Book Collector

When you have more than 4000 books scattered around the house, it gets difficult to find the one you’re looking for. Especially if you’re hunting for a short story and you can’t quite remember which book you read it in. This used to happen a lot, chez Oikofuge. But not any more.

Book Collector is a book cataloguing program from Collectorz.com, and it’s the best I’ve run into. I can’t now imagine life without it.

Data entry is easy, and highly automated. If your book has an ISBN, you can type it in or scan it with a barcode reader, and the basic book data are pulled down off the Collectorz.com central database. These days, the ISBN is readily visible on the back cover, but with older books (1967 to the mid-70s) you may have to look for numbers written on the spine, or listed in the front matter. Some UK publications of that vintage have nine-digit SBNs instead of ten-digit ISBNs, but the conversion is easy—just add a zero at the left end.

Before 1967, there were no ISBNs, but Book Collector also lets you add books automatically by entering the author and title. This option will bring up all matching entries in the Collectorz.com database, so you might need to do a little poking around to find the entry that matches your specific edition.

That will get the basic data into your database, including a version of the cover art if it’s available. But the software offers a huge number of additional relevant data-fields, which you can fill in or ignore according to your wishes. (You’ll probably want to make use of the “book location” field, unless you have a memory much better than mine.) It even lets you create custom fields.

First page of data entry screen
First page of the data entry screen
Note all the additional tabs at the top

The on-line cover art comes from a variety of sources—it varies in size and quality, and can occasionally be for the wrong edition of your book. But Book Collector has an automated search facility that lets you look for more cover art on-line. It also lets you add your own art by scanning the cover. If you’re of an obsessive nature (who, me?) you may find yourself scanning a lot of book covers to get precisely the right edition.

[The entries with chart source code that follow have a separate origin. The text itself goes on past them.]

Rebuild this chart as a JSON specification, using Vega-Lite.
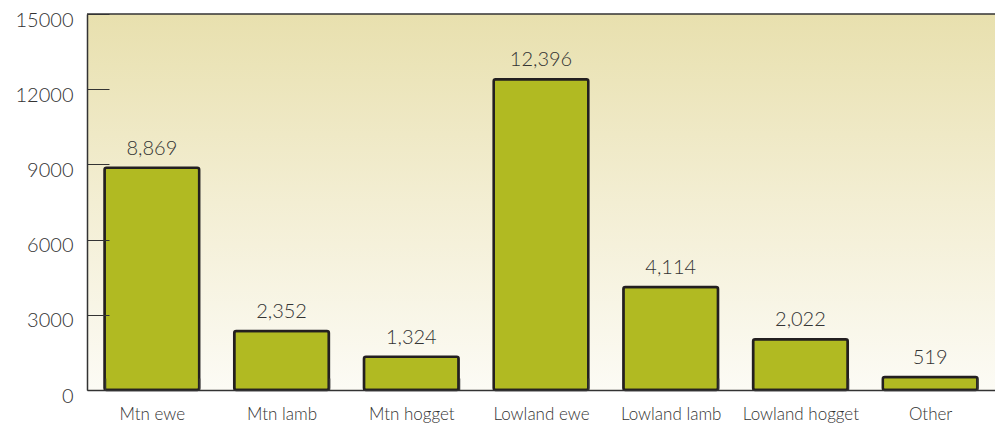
{
  "$schema": "https://vega.github.io/schema/vega-lite/v6.json",
  "autosize": "none",
  "width": 908,
  "height": 376,
  "padding": {"left": 87, "top": 14, "right": 0, "bottom": 37},
  "background": "white",
  "config": {
    "view": {"stroke": null},
    "font": "Lato",
    "axisBand": {"tickBand": "extent", "tickSize": -12, "tickColor": "#333333", "tickWidth": 1.5, "ticks": true},
    "axisDiscrete": {"tickBand": "extent", "tickSize": -12, "tickColor": "#333333", "tickWidth": 1.5, "ticks": true}
  },
  "datasets": {
    "sheep": [
      {"category": "Mtn ewe", "value": 8869},
      {"category": "Mtn lamb", "value": 2352},
      {"category": "Mtn hogget", "value": 1324},
      {"category": "Lowland ewe", "value": 12396},
      {"category": "Lowland lamb", "value": 4114},
      {"category": "Lowland hogget", "value": 2022},
      {"category": "Other", "value": 519}
    ],
    "bg": [{"lo": 0, "hi": 15000}]
  },
  "layer": [
    {
      "data": {"name": "bg"},
      "mark": {
        "type": "rect",
        "color": {
          "gradient": "linear",
          "x1": 0, "y1": 0, "x2": 0, "y2": 1,
          "stops": [
            {"offset": 0, "color": "#e8e0ae"},
            {"offset": 0.5, "color": "#f3eed3"},
            {"offset": 1, "color": "#fcfbf5"}
          ]
        }
      },
      "encoding": {
        "y": {"field": "lo", "type": "quantitative", "scale": {"domain": [0, 15000], "nice": false}},
        "y2": {"field": "hi"}
      }
    },
    {
      "data": {"name": "bg"},
      "mark": {"type": "rule", "color": "#333333", "strokeWidth": 1.5},
      "encoding": {
        "y": {"field": "hi", "type": "quantitative"}
      }
    },
    {
      "data": {"name": "sheep"},
      "mark": {"type": "bar", "color": "#b1ba22", "stroke": "#231f20", "strokeWidth": 2.5, "cornerRadius": 2},
      "encoding": {
        "x": {
          "field": "category", "type": "nominal", "sort": null,
          "scale": {"paddingInner": 0.27, "paddingOuter": 0.135},
          "axis": {
            "title": null, "labelAngle": 0, "labelFontSize": 17, "labelFontWeight": 300, "labelColor": "#333333",
            "labelPadding": 28, "tickBand": "extent", "ticks": true, "tickSize": -12, "tickColor": "#333333", "tickWidth": 1.5,
            "domainColor": "#333333", "domainWidth": 1.5, "labelFont": "Lato", "zindex": 2
          }
        },
        "y": {
          "field": "value", "type": "quantitative",
          "scale": {"domain": [0, 15000], "nice": false},
          "axis": {
            "title": null, "values": [0, 3000, 6000, 9000, 12000, 15000], "format": "d",
            "labelFontSize": 20, "labelFontWeight": 300, "labelColor": "#333333", "labelPadding": 36,
            "labelOffset": 6, "tickSize": -22, "tickColor": "#333333",
            "domainColor": "#333333", "domainWidth": 1.5, "grid": false, "labelFont": "Lato", "zindex": 2
          }
        }
      }
    },
    {
      "data": {"name": "sheep"},
      "mark": {"type": "text", "dy": -19, "fontSize": 20, "fontWeight": 300, "color": "#333333", "font": "Lato"},
      "encoding": {
        "x": {"field": "category", "type": "nominal", "sort": null},
        "y": {"field": "value", "type": "quantitative"},
        "text": {"field": "value", "type": "quantitative", "format": ","}
      }
    }
  ]
}
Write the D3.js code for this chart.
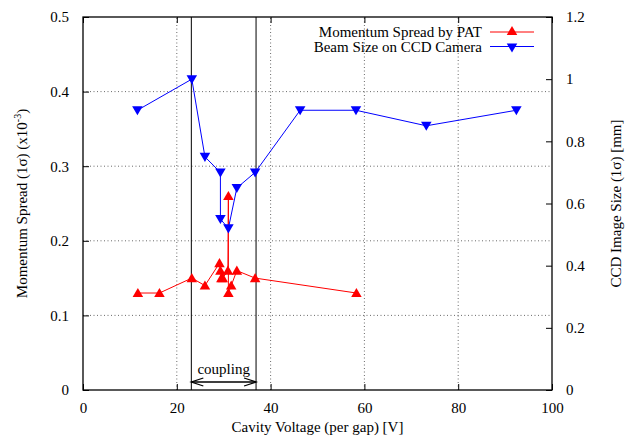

You can view your database in various ways, usually splitting the view between some sort of overview of the books, and a detailed view of a specific volume. The overviews available are a “bookshelf” depiction of cover art (which I find useful when browsing for a specific book) and a spreadsheet-type display of multiple customizable columns. There’s also a “cover flow” option available, but the less said about that the better—it’s the sort of triumph of style over utility that could only appeal to an Apple user.

Book Collector screen capture images view
Books containing Asimov short stories, displayed using one version of the “Images” view on the left, with a “Details” view of a specific book on the right. Note the contents list.
Book Collector screen capture 2
The same short stories list, this time displayed with a “List” view using customized columns on the left, and “Details” view on the right

You can choose from a growing number of different formats for viewing your book details; or, with a little knowledge of HTML/ XML, and some digging around in the file structure, you can customize up your own view.

Searching is easy. There’s a quick-and-dirty search option that just looks for your chosen text anywhere in the book’s description. It’ll bring up false hits, but often it lets you narrow down the display enough to zero in visually on the book you want. But you can also create moderately sophisticated “filter” views, using simple Boolean logic functions, to pull out the books you want.

Boolean search for Asimov short stories
Boolean search for Asimov short stories

As someone who has a lot of short stories in my book collection, I particularly value the fact that I can enter a contents list for my books. Book Collector offers you a cut-down database and user-defined fields for each short story in a book. Unfortunately, the contents list won’t come down to you automatically from Collectorz.com—manual entry is required, which can be tedious if you have a lot of “complete works” volumes on your shelves. And I would appreciate it if Book Collector some day offered a detailed view by short story as well as by book. But that’s a minor niggle when I can choose to display anything I want in the columns of the spreadsheet view.

What else? Collectorz.com offers a cloud storage facility, so you can be sure you have the same data on all your devices. There’s a responsive Support team (I’ve only ever had to use them once) and an active users’ forum where people are happy to help out with minor queries. And there’s a free try-before-you-buy download.

If you’re in the market for book cataloguing software, do give it go.